Guardar todo como en una caja,
suponiendo que la caja tendrá que abrirse,
colocarse en el espacio intermedio de lo visible y lo invisible,
en un espacio fluido de lenguaje, de palabras,
de muertes
y miradas sigilosas, penetrantes...
Suponiendo que la caja habrá de transparentarse sin dejar de existir,
habitando en un espacio en donde lo corpóreo se cruza con lo fantasmagórico,
donde se articulan las rejas imaginarias,
y se atragantan las bocas con pergaminos que saben en el gusto y en el tacto a dolor, a sufrimiento.
Una caja que se abre como se abre un fruto,
con el gesto preciso de una ruptura radical,
un estruendo de derrumbe,
quebrándose las raíces de los árboles,
reventándose las venas en sus cuerpos,
resquebrajándose las estructuras teóricas de los edificios.

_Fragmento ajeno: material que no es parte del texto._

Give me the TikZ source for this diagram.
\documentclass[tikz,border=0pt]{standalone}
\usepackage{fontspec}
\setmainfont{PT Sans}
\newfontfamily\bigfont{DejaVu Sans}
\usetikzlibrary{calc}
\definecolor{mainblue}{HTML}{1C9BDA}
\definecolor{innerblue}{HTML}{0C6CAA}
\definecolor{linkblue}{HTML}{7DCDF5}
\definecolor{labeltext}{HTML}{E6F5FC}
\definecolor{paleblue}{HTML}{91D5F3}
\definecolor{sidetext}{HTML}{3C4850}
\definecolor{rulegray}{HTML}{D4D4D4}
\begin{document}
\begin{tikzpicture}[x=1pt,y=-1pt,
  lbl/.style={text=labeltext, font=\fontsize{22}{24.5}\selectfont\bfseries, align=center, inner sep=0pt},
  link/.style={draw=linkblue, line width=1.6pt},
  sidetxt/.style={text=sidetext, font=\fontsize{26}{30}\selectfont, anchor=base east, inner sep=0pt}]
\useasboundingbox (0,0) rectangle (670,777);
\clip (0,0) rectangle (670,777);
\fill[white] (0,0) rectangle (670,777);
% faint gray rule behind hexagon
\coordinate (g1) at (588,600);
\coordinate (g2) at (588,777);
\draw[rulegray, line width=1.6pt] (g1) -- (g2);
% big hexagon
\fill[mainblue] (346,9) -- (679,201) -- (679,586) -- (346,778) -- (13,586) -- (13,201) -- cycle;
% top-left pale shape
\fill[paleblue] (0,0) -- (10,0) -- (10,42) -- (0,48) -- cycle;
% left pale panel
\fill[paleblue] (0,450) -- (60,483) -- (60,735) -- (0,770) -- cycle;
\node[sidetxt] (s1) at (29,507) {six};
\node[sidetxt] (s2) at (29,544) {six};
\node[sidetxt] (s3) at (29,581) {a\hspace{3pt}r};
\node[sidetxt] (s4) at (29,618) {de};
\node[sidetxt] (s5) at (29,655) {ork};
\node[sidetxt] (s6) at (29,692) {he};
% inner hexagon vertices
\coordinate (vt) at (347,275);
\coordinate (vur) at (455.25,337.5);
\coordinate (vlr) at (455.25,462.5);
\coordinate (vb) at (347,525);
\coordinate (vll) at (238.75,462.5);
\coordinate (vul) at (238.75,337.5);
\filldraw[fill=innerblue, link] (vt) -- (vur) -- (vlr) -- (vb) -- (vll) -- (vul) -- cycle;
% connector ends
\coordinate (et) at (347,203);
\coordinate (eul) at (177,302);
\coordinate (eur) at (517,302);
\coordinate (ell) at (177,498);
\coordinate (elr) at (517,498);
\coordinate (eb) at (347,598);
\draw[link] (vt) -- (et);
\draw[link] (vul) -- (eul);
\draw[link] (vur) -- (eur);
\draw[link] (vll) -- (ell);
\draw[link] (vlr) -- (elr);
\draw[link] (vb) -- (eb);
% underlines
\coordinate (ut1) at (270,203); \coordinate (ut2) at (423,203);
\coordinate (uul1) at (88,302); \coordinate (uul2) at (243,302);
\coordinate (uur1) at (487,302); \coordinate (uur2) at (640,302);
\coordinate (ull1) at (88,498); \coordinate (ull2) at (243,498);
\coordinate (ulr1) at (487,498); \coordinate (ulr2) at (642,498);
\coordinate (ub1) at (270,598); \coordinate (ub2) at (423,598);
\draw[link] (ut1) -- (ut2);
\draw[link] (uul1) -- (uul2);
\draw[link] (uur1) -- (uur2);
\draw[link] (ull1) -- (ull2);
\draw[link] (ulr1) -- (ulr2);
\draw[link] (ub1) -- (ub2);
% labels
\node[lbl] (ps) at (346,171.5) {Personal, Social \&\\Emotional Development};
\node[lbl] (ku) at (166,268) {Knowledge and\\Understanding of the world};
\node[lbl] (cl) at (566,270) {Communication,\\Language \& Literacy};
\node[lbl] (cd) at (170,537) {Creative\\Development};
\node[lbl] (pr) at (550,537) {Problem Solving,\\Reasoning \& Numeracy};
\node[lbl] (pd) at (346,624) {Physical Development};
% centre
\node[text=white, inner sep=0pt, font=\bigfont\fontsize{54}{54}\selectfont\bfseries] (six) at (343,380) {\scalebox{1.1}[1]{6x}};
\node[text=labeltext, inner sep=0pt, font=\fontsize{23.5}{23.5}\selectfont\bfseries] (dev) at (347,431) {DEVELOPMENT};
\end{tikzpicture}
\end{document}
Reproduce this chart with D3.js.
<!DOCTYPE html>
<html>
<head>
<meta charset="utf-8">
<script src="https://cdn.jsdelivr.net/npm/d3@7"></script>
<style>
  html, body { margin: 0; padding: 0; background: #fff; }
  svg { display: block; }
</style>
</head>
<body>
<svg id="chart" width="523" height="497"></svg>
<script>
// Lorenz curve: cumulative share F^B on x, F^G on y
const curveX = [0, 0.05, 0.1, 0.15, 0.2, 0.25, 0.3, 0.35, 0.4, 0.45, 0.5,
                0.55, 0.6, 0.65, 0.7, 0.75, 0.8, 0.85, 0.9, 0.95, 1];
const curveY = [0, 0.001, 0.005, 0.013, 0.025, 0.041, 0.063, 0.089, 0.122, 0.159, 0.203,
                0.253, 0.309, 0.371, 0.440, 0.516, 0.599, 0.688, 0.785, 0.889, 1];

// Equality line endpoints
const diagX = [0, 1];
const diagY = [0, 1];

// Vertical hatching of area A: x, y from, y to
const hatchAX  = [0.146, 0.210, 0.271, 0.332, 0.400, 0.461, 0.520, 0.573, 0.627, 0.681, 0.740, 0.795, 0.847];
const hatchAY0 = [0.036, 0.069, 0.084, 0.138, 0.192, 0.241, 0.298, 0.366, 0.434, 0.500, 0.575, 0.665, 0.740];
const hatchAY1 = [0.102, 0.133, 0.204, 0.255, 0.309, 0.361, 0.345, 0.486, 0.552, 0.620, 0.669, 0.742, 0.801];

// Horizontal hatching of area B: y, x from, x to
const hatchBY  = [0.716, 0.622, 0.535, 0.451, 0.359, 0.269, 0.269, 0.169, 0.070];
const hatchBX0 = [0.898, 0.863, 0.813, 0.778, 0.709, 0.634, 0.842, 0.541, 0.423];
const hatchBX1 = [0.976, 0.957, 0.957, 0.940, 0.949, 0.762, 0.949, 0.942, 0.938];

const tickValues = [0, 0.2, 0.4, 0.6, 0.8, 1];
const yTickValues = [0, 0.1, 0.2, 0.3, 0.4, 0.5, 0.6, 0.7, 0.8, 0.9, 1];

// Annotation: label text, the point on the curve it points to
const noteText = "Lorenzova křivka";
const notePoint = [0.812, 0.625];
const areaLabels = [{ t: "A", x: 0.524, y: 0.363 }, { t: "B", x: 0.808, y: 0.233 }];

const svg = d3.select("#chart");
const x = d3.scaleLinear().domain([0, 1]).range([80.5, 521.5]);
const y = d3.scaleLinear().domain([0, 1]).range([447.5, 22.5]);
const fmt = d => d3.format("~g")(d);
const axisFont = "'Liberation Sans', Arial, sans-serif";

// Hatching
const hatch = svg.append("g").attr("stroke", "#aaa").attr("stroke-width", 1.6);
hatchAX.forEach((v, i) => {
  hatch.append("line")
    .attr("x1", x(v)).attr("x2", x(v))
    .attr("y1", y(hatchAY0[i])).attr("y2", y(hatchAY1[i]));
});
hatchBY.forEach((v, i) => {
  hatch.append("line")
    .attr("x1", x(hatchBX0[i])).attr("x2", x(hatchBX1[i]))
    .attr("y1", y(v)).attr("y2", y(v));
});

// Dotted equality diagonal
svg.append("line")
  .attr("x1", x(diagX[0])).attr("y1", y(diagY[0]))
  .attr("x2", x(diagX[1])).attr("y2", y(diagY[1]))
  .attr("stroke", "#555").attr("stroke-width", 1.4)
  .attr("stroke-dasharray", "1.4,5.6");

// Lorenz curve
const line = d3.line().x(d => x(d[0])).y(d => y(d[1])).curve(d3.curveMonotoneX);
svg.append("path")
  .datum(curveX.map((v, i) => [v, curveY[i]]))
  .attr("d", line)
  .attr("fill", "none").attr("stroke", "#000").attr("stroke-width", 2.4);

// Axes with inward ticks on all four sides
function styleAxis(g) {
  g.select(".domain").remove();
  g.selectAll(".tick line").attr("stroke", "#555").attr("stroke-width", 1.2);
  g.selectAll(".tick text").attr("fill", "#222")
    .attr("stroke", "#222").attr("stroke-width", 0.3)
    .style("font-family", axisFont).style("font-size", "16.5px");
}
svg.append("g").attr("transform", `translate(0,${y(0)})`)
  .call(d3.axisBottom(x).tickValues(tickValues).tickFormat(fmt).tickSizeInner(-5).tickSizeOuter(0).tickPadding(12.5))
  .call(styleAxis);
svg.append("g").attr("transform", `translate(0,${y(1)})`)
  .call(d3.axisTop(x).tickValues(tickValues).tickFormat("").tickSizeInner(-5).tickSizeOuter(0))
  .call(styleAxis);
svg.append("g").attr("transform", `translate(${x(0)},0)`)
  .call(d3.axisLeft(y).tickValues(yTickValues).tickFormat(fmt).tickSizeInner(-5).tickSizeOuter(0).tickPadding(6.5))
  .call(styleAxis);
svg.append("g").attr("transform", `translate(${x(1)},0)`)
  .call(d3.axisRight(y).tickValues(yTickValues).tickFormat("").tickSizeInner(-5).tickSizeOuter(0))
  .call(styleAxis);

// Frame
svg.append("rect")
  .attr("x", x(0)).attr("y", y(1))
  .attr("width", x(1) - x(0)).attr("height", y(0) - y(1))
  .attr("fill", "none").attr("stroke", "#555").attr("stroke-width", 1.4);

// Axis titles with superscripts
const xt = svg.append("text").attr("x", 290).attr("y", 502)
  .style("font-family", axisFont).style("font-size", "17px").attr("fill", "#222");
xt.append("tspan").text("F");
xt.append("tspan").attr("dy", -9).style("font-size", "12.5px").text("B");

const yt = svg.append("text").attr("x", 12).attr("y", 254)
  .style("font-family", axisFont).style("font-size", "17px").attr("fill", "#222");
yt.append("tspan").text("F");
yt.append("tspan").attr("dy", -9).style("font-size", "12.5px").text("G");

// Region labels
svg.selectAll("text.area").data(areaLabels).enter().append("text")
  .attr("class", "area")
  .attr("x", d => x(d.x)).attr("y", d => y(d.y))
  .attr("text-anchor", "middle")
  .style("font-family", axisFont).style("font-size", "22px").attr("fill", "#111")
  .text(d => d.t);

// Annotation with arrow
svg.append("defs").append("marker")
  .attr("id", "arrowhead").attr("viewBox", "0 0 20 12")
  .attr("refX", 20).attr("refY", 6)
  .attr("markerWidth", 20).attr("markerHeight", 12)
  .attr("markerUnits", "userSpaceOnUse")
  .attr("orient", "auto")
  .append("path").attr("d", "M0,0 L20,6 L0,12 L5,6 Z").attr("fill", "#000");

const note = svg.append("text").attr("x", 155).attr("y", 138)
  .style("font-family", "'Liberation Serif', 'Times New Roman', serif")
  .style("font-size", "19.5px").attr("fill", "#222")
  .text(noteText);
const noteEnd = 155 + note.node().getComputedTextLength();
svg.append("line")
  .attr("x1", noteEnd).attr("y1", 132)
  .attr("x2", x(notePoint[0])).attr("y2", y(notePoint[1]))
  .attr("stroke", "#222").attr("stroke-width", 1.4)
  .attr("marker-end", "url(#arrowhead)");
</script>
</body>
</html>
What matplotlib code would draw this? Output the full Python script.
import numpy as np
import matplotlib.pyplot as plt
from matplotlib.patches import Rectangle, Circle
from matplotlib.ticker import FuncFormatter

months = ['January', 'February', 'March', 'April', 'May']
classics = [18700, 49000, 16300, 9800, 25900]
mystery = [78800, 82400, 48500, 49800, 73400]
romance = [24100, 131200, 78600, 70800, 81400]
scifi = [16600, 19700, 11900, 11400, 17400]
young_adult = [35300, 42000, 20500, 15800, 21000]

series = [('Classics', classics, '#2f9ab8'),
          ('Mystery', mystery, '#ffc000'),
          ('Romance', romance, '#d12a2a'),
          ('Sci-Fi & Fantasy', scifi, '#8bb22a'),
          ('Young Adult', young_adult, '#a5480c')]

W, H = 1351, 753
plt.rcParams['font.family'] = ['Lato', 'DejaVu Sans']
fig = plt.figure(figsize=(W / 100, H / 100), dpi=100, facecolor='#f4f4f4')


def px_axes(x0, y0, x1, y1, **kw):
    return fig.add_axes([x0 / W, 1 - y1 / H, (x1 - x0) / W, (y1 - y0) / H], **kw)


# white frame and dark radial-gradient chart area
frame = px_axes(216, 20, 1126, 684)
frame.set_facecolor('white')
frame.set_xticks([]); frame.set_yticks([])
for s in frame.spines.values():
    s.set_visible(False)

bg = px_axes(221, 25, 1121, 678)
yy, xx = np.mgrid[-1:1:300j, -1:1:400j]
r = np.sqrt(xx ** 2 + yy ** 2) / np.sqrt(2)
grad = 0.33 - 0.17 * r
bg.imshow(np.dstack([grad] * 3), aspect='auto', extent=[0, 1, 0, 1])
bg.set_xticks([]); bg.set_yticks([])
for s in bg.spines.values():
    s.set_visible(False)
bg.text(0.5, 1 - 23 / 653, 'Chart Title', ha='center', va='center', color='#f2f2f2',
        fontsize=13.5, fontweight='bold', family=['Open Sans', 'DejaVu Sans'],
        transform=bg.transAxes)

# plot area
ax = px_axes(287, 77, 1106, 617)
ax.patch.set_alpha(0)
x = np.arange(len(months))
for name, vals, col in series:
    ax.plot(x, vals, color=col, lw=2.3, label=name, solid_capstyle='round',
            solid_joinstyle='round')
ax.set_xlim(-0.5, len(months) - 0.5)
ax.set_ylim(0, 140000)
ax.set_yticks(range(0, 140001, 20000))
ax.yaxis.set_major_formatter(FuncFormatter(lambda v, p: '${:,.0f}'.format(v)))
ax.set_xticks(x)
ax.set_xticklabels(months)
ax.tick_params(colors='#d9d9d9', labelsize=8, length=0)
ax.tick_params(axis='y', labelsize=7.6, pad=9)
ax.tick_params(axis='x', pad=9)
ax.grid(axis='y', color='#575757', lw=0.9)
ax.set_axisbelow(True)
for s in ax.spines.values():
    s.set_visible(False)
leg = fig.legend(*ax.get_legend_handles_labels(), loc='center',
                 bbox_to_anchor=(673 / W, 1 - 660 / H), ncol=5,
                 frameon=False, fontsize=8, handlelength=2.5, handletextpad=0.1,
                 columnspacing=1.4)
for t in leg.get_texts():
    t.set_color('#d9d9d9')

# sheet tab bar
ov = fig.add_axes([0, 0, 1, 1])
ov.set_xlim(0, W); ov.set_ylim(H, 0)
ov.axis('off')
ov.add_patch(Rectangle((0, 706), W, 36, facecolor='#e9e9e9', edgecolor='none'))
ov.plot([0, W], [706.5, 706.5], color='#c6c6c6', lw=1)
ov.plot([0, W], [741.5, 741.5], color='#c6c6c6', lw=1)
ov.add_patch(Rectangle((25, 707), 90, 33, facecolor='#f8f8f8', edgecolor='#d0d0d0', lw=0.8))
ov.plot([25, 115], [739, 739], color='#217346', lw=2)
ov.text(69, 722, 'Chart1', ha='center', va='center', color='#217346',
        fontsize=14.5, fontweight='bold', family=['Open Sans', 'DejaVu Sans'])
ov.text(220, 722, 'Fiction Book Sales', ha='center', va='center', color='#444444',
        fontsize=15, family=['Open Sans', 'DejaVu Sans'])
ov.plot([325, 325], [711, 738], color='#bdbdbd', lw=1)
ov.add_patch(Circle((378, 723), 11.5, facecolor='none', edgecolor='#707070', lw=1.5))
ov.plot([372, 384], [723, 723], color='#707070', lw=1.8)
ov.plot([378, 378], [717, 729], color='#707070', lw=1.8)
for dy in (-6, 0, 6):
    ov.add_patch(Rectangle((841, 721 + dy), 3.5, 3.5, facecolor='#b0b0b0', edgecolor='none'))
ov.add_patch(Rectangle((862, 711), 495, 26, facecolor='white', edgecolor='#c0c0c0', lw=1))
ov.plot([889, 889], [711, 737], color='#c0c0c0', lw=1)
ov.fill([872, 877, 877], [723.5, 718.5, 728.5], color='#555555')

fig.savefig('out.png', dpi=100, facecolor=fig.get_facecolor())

Y entonces me preocupo por nombrarla caja en el principio,
porque sucumbe esa palabra,
porque está condenada al fracaso desde su génesis,
se hunde en el mar,
se muestra como una triste pulpa de letras,
llena de sangre, manchas, dureza, libros quemados...
Porque con ese nombre no alcanza, no cabe,
ni siquiera dentro de sí misma.
Ni siquiera dentro de unos límites temblorosos.
La supuesta caja acaba siendo todo menos caja
y la veo alejarse volando,
figura transitoria,
mezcla de humo y voces,
de mil rostros-sin ningún rostro,
una vieja costumbre,
un cuerpo que se forma en el nudo del vacío,
el residuo que ha dejado el lenguaje, bajo su sombra,
ya imposibilitada de guardar todo o nada.
Indefinidamente sustituida por otras supuestas cajas,
por otros supuestos conceptos,
por otros orígenes milenarios que nadie supo nombrar.
¿Qué es una caja al fin? ¿Un escondite, un reservorio de fantasmas que atraviesan las paredes y los cuerpos, que te despiertan en sueños?
¿Y qué puede esconder sino nada? ¿Puede un escondite esconder un secreto sin guardarlo, sin petrificarlo allí, malvado, oscuro para siempre,
mientras su putrefacción se expande y toca lo profundo y lo que no puede ser mirado ni olvidado?
¿Qué es una caja al fin? ¿Qué posibilidad tiene de ser?